**SHORT TASK:** Exactly retype the lines from the top of the data through the line containing "zinc = [0.00337, 0.0019, 0.00975, 0.005, 0.005, 0.005]", leaving out every picture.

──────── GIVEN INFORMATION

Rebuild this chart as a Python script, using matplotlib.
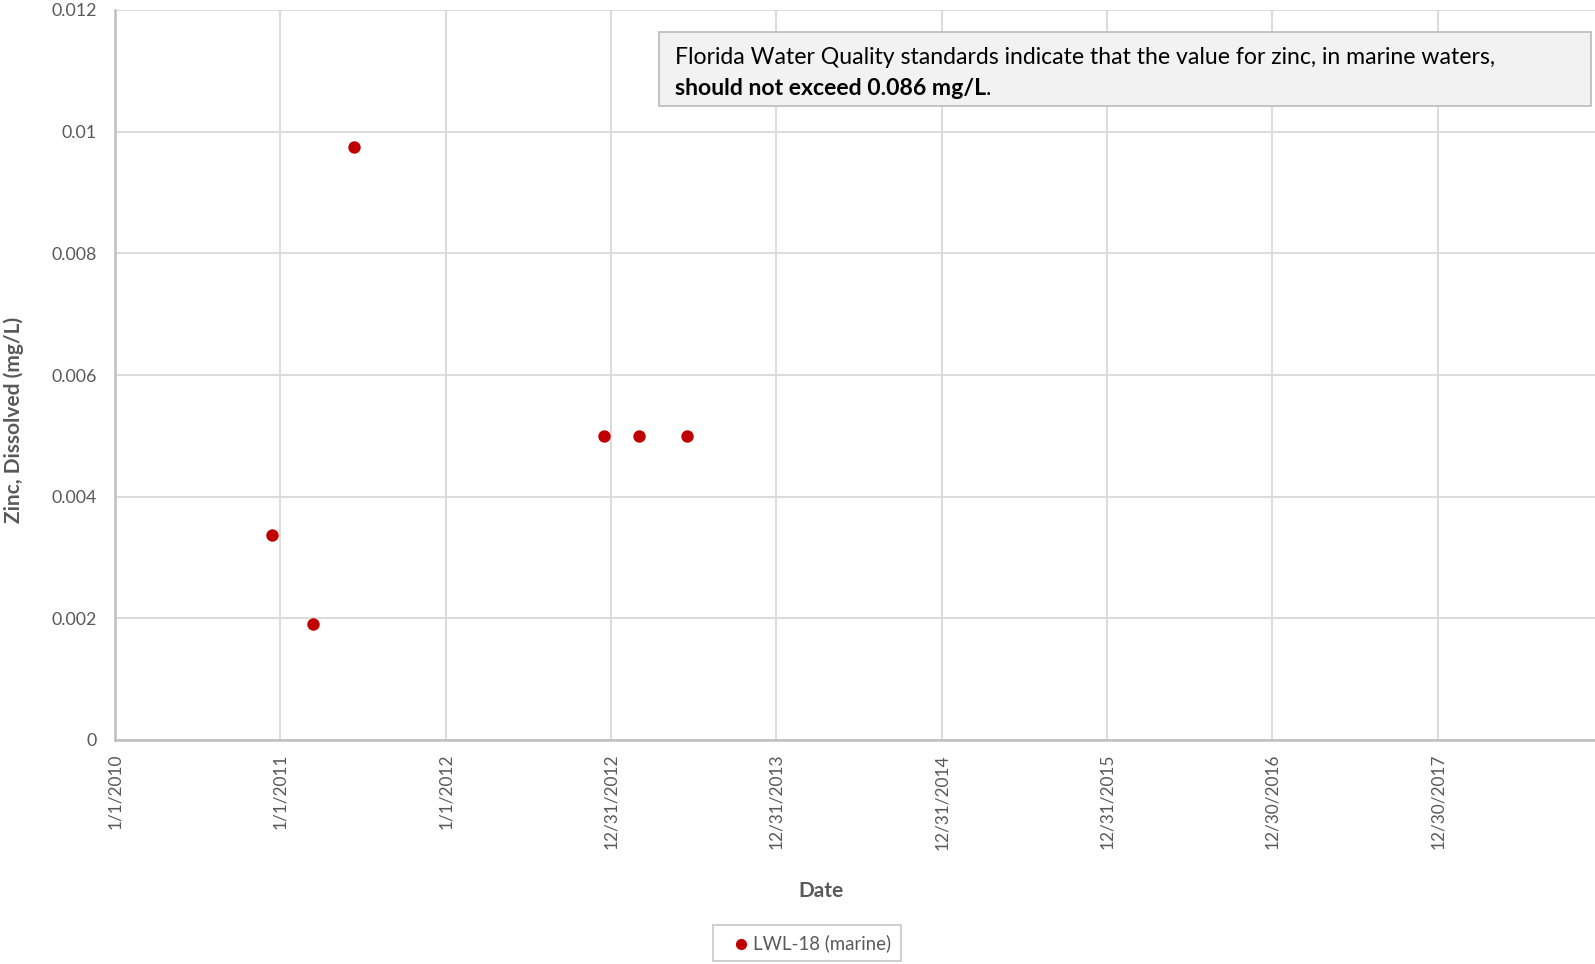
import pandas as pd
import matplotlib
matplotlib.use('Agg')
import matplotlib.pyplot as plt
from matplotlib.text import Annotation

plt.rcParams['font.family'] = ['Lato', 'DejaVu Sans']

# LWL-18 (marine) samples
sample_dates = pd.to_datetime(['2010-12-14', '2011-03-14', '2011-06-12',
                               '2012-12-16', '2013-03-03', '2013-06-17'])
zinc = [0.00337, 0.0019, 0.00975, 0.005, 0.005, 0.005]

tick_dates = pd.to_datetime(['2010-01-01', '2011-01-01', '2012-01-01', '2012-12-31',
                             '2013-12-31', '2014-12-31', '2015-12-31', '2016-12-30',
                             '2017-12-30'])
tick_labels = ['1/1/2010', '1/1/2011', '1/1/2012', '12/31/2012', '12/31/2013',
               '12/31/2014', '12/31/2015', '12/30/2016', '12/30/2017']
y_ticks = [0, 0.002, 0.004, 0.006, 0.008, 0.01, 0.012]

grey = '#595959'
W, H = 1595, 964
fig = plt.figure(figsize=(W / 100, H / 100), dpi=100)
# plot area runs past the right edge like the original
ax = fig.add_axes([115 / W, 1 - 740 / H, (1603 - 115) / W, 730 / H])

ax.scatter(sample_dates, zinc, s=80, color='#c00000', zorder=3,
           label='LWL-18 (marine)', linewidths=0)

ax.set_xlim(pd.Timestamp('2010-01-01'), pd.Timestamp('2018-12-30'))
ax.set_ylim(0, 0.012)
ax.set_xticks(tick_dates)
ax.set_xticklabels(tick_labels, rotation=90, fontsize=12.4, color=grey)
ax.set_yticks(y_ticks)
ax.set_yticklabels(['%g' % v for v in y_ticks], fontsize=12.8, color=grey)
ax.tick_params(axis='both', length=0)
ax.tick_params(axis='x', pad=10)
ax.tick_params(axis='y', pad=13)

ax.grid(True, color='#d9d9d9', linewidth=1.3)
ax.set_axisbelow(True)
for side in ['top', 'right']:
    ax.spines[side].set_visible(False)
for side in ['left', 'bottom']:
    ax.spines[side].set_color('#bfbfbf')
    ax.spines[side].set_linewidth(1.8)

fig.text(14 / W, 1 - 420 / H, 'Zinc, Dissolved (mg/L)', rotation=90, ha='center',
         va='center', fontsize=15, fontweight='bold', color=grey)
fig.text(821 / W, 1 - 891 / H, 'Date', ha='center', va='center',
         fontsize=15, fontweight='bold', color=grey)

# note box
fig.patches.append(plt.Rectangle((659 / W, 1 - 106 / H), (1591 - 659) / W, 74.5 / H,
                                 transform=fig.transFigure, facecolor='#f2f2f2',
                                 edgecolor='#bfbfbf', linewidth=1.3))
fig.text(675 / W, 1 - 58 / H,
         'Florida Water Quality standards indicate that the value for zinc, in marine waters,',
         ha='left', va='center', fontsize=16.6, color='black')
bold = fig.text(675 / W, 1 - 88.5 / H, 'should not exceed 0.086 mg/L', ha='left',
                va='center', fontsize=16.6, fontweight='bold', color='black')
fig.add_artist(Annotation('.', xy=(1, 0), xycoords=bold, ha='left', va='bottom',
                          fontsize=16.6, color='black', zorder=4))

leg = fig.legend(loc='center', bbox_to_anchor=(807 / W, 1 - 943 / H), fontsize=13.4,
                 frameon=True, fancybox=False, handletextpad=-0.35, borderpad=0.5,
                 markerscale=0.9, handlelength=2.0)
leg.get_frame().set_edgecolor('#bfbfbf')
leg.get_frame().set_linewidth(1.3)
for t in leg.get_texts():
    t.set_color(grey)

fig.savefig('out.png', dpi=100)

────────────────

**SOLUTION FOR THIS EXERCISE:**
Rebuild this chart as a Python script, using matplotlib.
import pandas as pd
import matplotlib
matplotlib.use('Agg')
import matplotlib.pyplot as plt
from matplotlib.text import Annotation

plt.rcParams['font.family'] = ['Lato', 'DejaVu Sans']

# LWL-18 (marine) samples
sample_dates = pd.to_datetime(['2010-12-14', '2011-03-14', '2011-06-12',
                               '2012-12-16', '2013-03-03', '2013-06-17'])
zinc = [0.00337, 0.0019, 0.00975, 0.005, 0.005, 0.005]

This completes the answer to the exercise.